→ Source data
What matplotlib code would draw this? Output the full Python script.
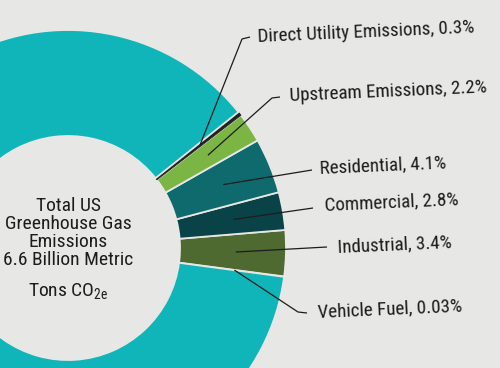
import matplotlib.pyplot as plt
import numpy as np

# slices, counter-clockwise from the bottom of the coloured block
labels = ['Vehicle Fuel', 'Industrial', 'Commercial', 'Residential',
          'Upstream Emissions', 'Direct Utility Emissions', 'Other']
shares = [0.03, 3.4, 2.8, 4.1, 2.2, 0.3, 87.17]
share_text = ['0.03%', '3.4%', '2.8%', '4.1%', '2.2%', '0.3%', None]
colors = ['#0fb5b8', '#4e6a31', '#0a4347', '#0e6a6c', '#7bb544', '#222222',
          '#0fb5b8']

center_lines = ['Total US\nGreenhouse Gas\nEmissions\n6.6 Billion Metric',
                'Tons CO$_{\\mathrm{2e}}$']

W, H = 500, 368
bg = '#e7e7e5'
ink = '#1c1c1c'
font = ['Roboto Condensed', 'DejaVu Sans']
plt.rcParams['mathtext.fontset'] = 'custom'
plt.rcParams['mathtext.rm'] = 'Roboto Condensed'
plt.rcParams['mathtext.it'] = 'Roboto Condensed'

fig = plt.figure(figsize=(5, 3.68), dpi=100, facecolor=bg)
ax = fig.add_axes([0, 0, 1, 1])
ax.set_facecolor(bg)

cx, cy, R = 68, H - 248, 218
wedges, _ = ax.pie(shares, colors=colors, startangle=-7.6, counterclock=True,
                   radius=R, center=(cx, cy),
                   wedgeprops=dict(width=106, edgecolor=bg, linewidth=1.3))
wedges[5].set_edgecolor('#222222')
wedges[5].set_linewidth(0.6)

# leader lines: path after the anchor point, and where the text starts (image px)
leader = [
    ([(298, 312), (307, 313)], (318, 312)),
    ([(327, 247)], (338, 247)),
    ([(313, 208)], (325, 205)),
    ([(312, 170)], (320, 168)),
    ([(272, 98), (280, 97)], (290, 96)),
    ([(242, 39), (250, 37)], (258, 37)),
]

for i, (path, txt) in enumerate(leader):
    w = wedges[i]
    mid = np.radians((w.theta1 + w.theta2) / 2)
    r = 0.77 * R
    xs = [cx + r * np.cos(mid)] + [p[0] for p in path]
    ys = [cy + r * np.sin(mid)] + [H - p[1] for p in path]
    ax.plot(xs, ys, color=ink, lw=0.9, solid_capstyle='butt')
    ax.text(txt[0], H - txt[1], f'{labels[i]}, {share_text[i]}',
            ha='left', va='center', rotation=2.5, rotation_mode='anchor',
            fontsize=13.7, color=ink, family=font)

ax.text(cx, H - 233, center_lines[0], ha='center', va='center', fontsize=14,
        color=ink, family=font, linespacing=1.0)
ax.text(cx, H - 291, center_lines[1], ha='center', va='center', fontsize=14,
        color=ink, family=font)

ax.set_xlim(0, W)
ax.set_ylim(0, H)
ax.set_aspect('auto')
ax.axis('off')

fig.savefig('out.png', dpi=100, facecolor=bg)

→ What is needed
Quote, please, every line of the material above from its start through the line that has "import numpy as np", reproducing the words exactly and dropping any images.

→ Solution below
What matplotlib code would draw this? Output the full Python script.
import matplotlib.pyplot as plt
import numpy as np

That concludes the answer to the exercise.